Wednesday, September 12, 2007

Hari-Hari Ketidaksetiaan



Hari-hari ini kita dipertontonkan oleh “teladan” ketidaksetiaan dari para public figure kita. Ada anggota DPR yang merekam “adegan” ketidaksetiaannya di ponsel. Juga ada dai kondang yang mengemas ketidaksetiaannya dalam bahasa relijius.

Yang pasti korban ketidaksetiaan itu adalah kaum perempuan! Kaum perempuan dalam atmosfer patriarki memang menjadi kaum lemah yang dipinggirkan oleh para rezim, terutama rezim fasis relijius. Masih segar dalam ingatan kita ketika rezim fasis relijius tersebut menolak presiden perempuan dalam event Pemilu 1999. Semasa masih menjadi mahasiswa UI, penulis pernah dipanel dalam sebuah diskusi di Masjid UI membahas presiden perempuan. Pada momen tersebut, terlihat sekelompok mahasiswa beraliran fasis relijius menolak mentah-mentah presiden perempuan. Penulis pun hanya mengajukan argumen sederhana ; Bahwa kita semua lahir ke dunia tidak pernah tahu apakah lahir sebagai laki-laki atau perempuan?

Masih terngiang cerita kyai dan alim ulama di kampung-kampung tentang kaum jahiliyah Arab yang mengubur anak perempuannya hidup-hidup! Tentang perempuan-perempuan yang tidak berhak mendapatkan warisan bahkan menjadi barang warisan. Islam-lah yang kemudian mengangkat harkat dan martabat kaum perempuan. Tidak ada lagi anak perempuan dikubur hidup-hidup. Tidak dijumpai lagi perempuan yang menjadi barang warisan. Mungkinkah bangsa kita ingin meniru perilaku Arab jahiliyah. Selalu menyakiti kaum perempuan yang justru adalah ibu kita sendiri, yang melahirkan kita!

Berani sumpah! Setiap kaum perempuan akan sangat sakit hati bila menyaksikan ketidaksetiaan dari pasangannya. Toh, kaum laki-laki juga akan marah bila melihat istrinya selingkuh dengan pria idaman lain.
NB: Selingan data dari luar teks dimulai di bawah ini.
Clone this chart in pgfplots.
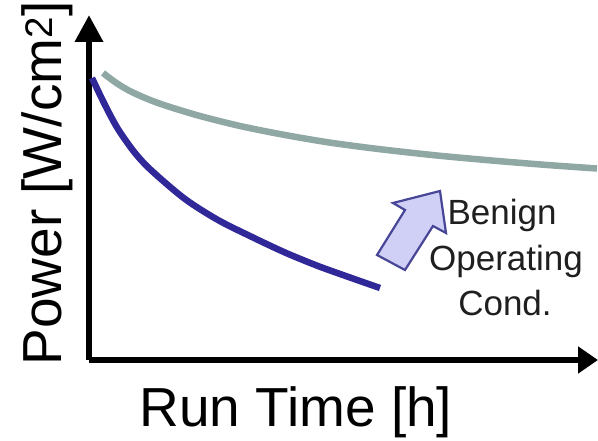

Sama saja bukan? Mungkinkah bangsa kita memang bangsa yang tidak setia?

Dulu, di masa Revolusi Kemerdekaan, setiap pejuang republiken pasti akan menghukum mati para pengkhianat yang membocorkan rahasia perjuangan kepada Belanda. Bahkan PM Sutan Syahrir sempat diculik oleh para pejuang yang meragukan kesetiaan Syahrir hanya karena Syahrir bersedia berkompromi dalam perundingan dengan Belanda. Para pejuang republikan saat itu memang hanya mengenal warna hitam putih. Setia kepada Republik, merdeka 100% atau menjadi antek Belanda.
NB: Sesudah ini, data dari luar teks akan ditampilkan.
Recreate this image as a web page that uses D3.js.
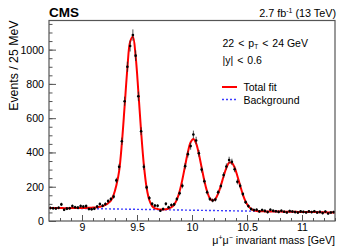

Banyak juga kaum pribumi yang tidak setia pada republik. Mereka pun terbujuk oleh Van Mook untuk selingkuh dengan Belanda dan keluar dari republik. Negara-negara boneka pun terbentuk. Ada Pasundan, NIT dan lain-lain.

Ke belakang lagi, di masa pergerakan nasional, pimpinan Sarekat Islam menguji kesetiaan anggotanya dengan menerapkan disiplin partai. Anggota SI yang masih rangkap keanggotaan dengan partai lain, terutama ISDV (Indische Sociaal-Democratische Vereeniging) diharuskan memilih salah satu, SI atau ISDV. Sejarah membuktikan bahwa para anggota SI “Merah” memilih keluar dari SI dan membentuk Sarekat Rakyat, cikal bakal PKI.

Jadi, semuanya tergantung pada kita semua. Mau setia atau tidak setia? Hanya ada dua pilihan itu. Namun, rupanya kini kelompok fasis relijius lebih cerdik bagaikan sang kancil. Ketidaksetiaan dikemas dalam bahasa relijius. Dan kembali, agama –versi kelompok fasis rejius- harus bertentangan dengan hati nurani. Entah sampai kapan. Wallahu a’lam.